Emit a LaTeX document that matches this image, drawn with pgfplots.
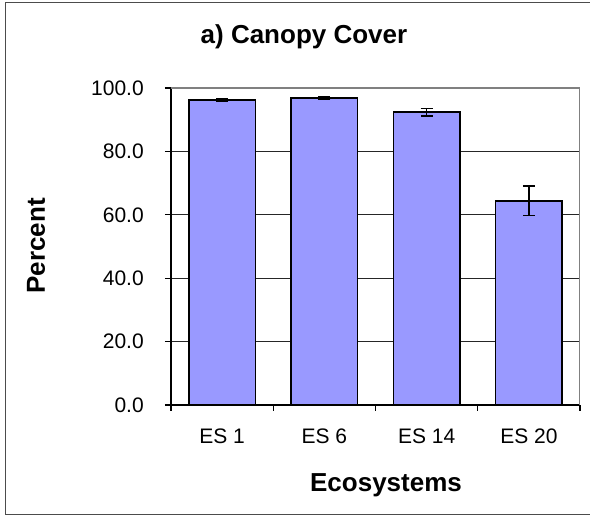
\documentclass[border=0pt]{standalone}
\usepackage{fontspec}
\setmainfont{Liberation Sans}
\usepackage{pgfplots}
\pgfplotsset{compat=1.18}
\usepackage{pgfplotstable}

\definecolor{barfill}{RGB}{153,153,255}
\definecolor{plotborder}{RGB}{128,128,128}

\pgfplotstableread{
x    y     err
0.5  96.2  0.35
1.5  96.8  0.45
2.5  92.4  1.2
3.5  64.4  4.7
}\canopy

\begin{document}
\begin{tikzpicture}
% 1px = 0.75pt, origin at the lower left corner of the plot area
\useasboundingbox (-128.25pt,-83.25pt) rectangle (314.25pt,303.75pt);
\begin{axis}[
    at={(0pt,0pt)}, anchor=south west,
    scale only axis,
    width=306.75pt, height=237.75pt,
    xmin=0, xmax=4, ymin=0, ymax=100,
    axis x line*=bottom, axis y line*=left,
    axis line style={black, line width=0.8pt},
    tick align=outside,
    major tick length=4.5pt, minor tick length=4.5pt,
    tick style={black, line width=0.8pt},
    xtick={0.5,1.5,2.5,3.5},
    xticklabels={ES 1, ES 6, ES 14, ES 20},
    major x tick style={draw=none},
    minor xtick={0,1,2,3,4},
    ytick={0,20,...,100},
    /pgf/number format/fixed,
    /pgf/number format/fixed zerofill,
    /pgf/number format/precision=1,
    /pgf/number format/assume math mode=true,
    ticklabel style={font=\fontsize{15.75pt}{18pt}\selectfont},
    xticklabel style={anchor=base, inner sep=0pt, yshift=-24.75pt},
    yticklabel style={anchor=east, inner sep=0pt, xshift=-15.75pt},
    ymajorgrids,
    grid style={black!85, line width=0.75pt},
]
\addplot[ybar, bar width=50pt, fill=barfill, draw=black, line width=1.1pt,
    error bars/.cd, y dir=both, y explicit,
    error bar style={black, line width=1.1pt},
    error mark options={rotate=90, mark size=4.5pt, black, line width=1.1pt}]
    table[x=x, y=y, y error=err] {\canopy};
\draw[plotborder, line width=1.5pt] (rel axis cs:0,1) -- (rel axis cs:1,1) -- (rel axis cs:1,0);
\end{axis}
% chart frame
\draw[black!70, line width=0.75pt] (330pt,301.5pt) -- (-123.75pt,301.5pt) -- (-123.75pt,-82.5pt) -- (330pt,-82.5pt);
% title and axis titles
\node[anchor=base, font=\bfseries\fontsize{19.5pt}{22pt}\selectfont] at (99.75pt,271.3pt) {a) Canopy Cover};
\node[anchor=base, rotate=90, font=\bfseries\fontsize{19.5pt}{22pt}\selectfont] at (-94.5pt,119.25pt) {Percent};
\node[anchor=base, font=\bfseries\fontsize{19.5pt}{22pt}\selectfont] at (161.25pt,-65.25pt) {Ecosystems};
\end{tikzpicture}
\end{document}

• **SHORT EXERCISE**
Exclude the images, then output the data above word for word.

• **SOLUTION TO THE EXERCISE**
Emit a LaTeX document that matches this image, drawn with pgfplots.
\documentclass[border=0pt]{standalone}
\usepackage{fontspec}
\setmainfont{Liberation Sans}
\usepackage{pgfplots}
\pgfplotsset{compat=1.18}
\usepackage{pgfplotstable}

\definecolor{barfill}{RGB}{153,153,255}
\definecolor{plotborder}{RGB}{128,128,128}

\pgfplotstableread{
x    y     err
0.5  96.2  0.35
1.5  96.8  0.45
2.5  92.4  1.2
3.5  64.4  4.7
}\canopy

\begin{document}
\begin{tikzpicture}
% 1px = 0.75pt, origin at the lower left corner of the plot area
\useasboundingbox (-128.25pt,-83.25pt) rectangle (314.25pt,303.75pt);
\begin{axis}[
    at={(0pt,0pt)}, anchor=south west,
    scale only axis,
    width=306.75pt, height=237.75pt,
    xmin=0, xmax=4, ymin=0, ymax=100,
    axis x line*=bottom, axis y line*=left,
    axis line style={black, line width=0.8pt},
    tick align=outside,
    major tick length=4.5pt, minor tick length=4.5pt,
    tick style={black, line width=0.8pt},
    xtick={0.5,1.5,2.5,3.5},
    xticklabels={ES 1, ES 6, ES 14, ES 20},
    major x tick style={draw=none},
    minor xtick={0,1,2,3,4},
    ytick={0,20,...,100},
    /pgf/number format/fixed,
    /pgf/number format/fixed zerofill,
    /pgf/number format/precision=1,
    /pgf/number format/assume math mode=true,
    ticklabel style={font=\fontsize{15.75pt}{18pt}\selectfont},
    xticklabel style={anchor=base, inner sep=0pt, yshift=-24.75pt},
    yticklabel style={anchor=east, inner sep=0pt, xshift=-15.75pt},
    ymajorgrids,
    grid style={black!85, line width=0.75pt},
]
\addplot[ybar, bar width=50pt, fill=barfill, draw=black, line width=1.1pt,
    error bars/.cd, y dir=both, y explicit,
    error bar style={black, line width=1.1pt},
    error mark options={rotate=90, mark size=4.5pt, black, line width=1.1pt}]
    table[x=x, y=y, y error=err] {\canopy};
\draw[plotborder, line width=1.5pt] (rel axis cs:0,1) -- (rel axis cs:1,1) -- (rel axis cs:1,0);
\end{axis}
% chart frame
\draw[black!70, line width=0.75pt] (330pt,301.5pt) -- (-123.75pt,301.5pt) -- (-123.75pt,-82.5pt) -- (330pt,-82.5pt);
% title and axis titles
\node[anchor=base, font=\bfseries\fontsize{19.5pt}{22pt}\selectfont] at (99.75pt,271.3pt) {a) Canopy Cover};
\node[anchor=base, rotate=90, font=\bfseries\fontsize{19.5pt}{22pt}\selectfont] at (-94.5pt,119.25pt) {Percent};
\node[anchor=base, font=\bfseries\fontsize{19.5pt}{22pt}\selectfont] at (161.25pt,-65.25pt) {Ecosystems};
\end{tikzpicture}
\end{document}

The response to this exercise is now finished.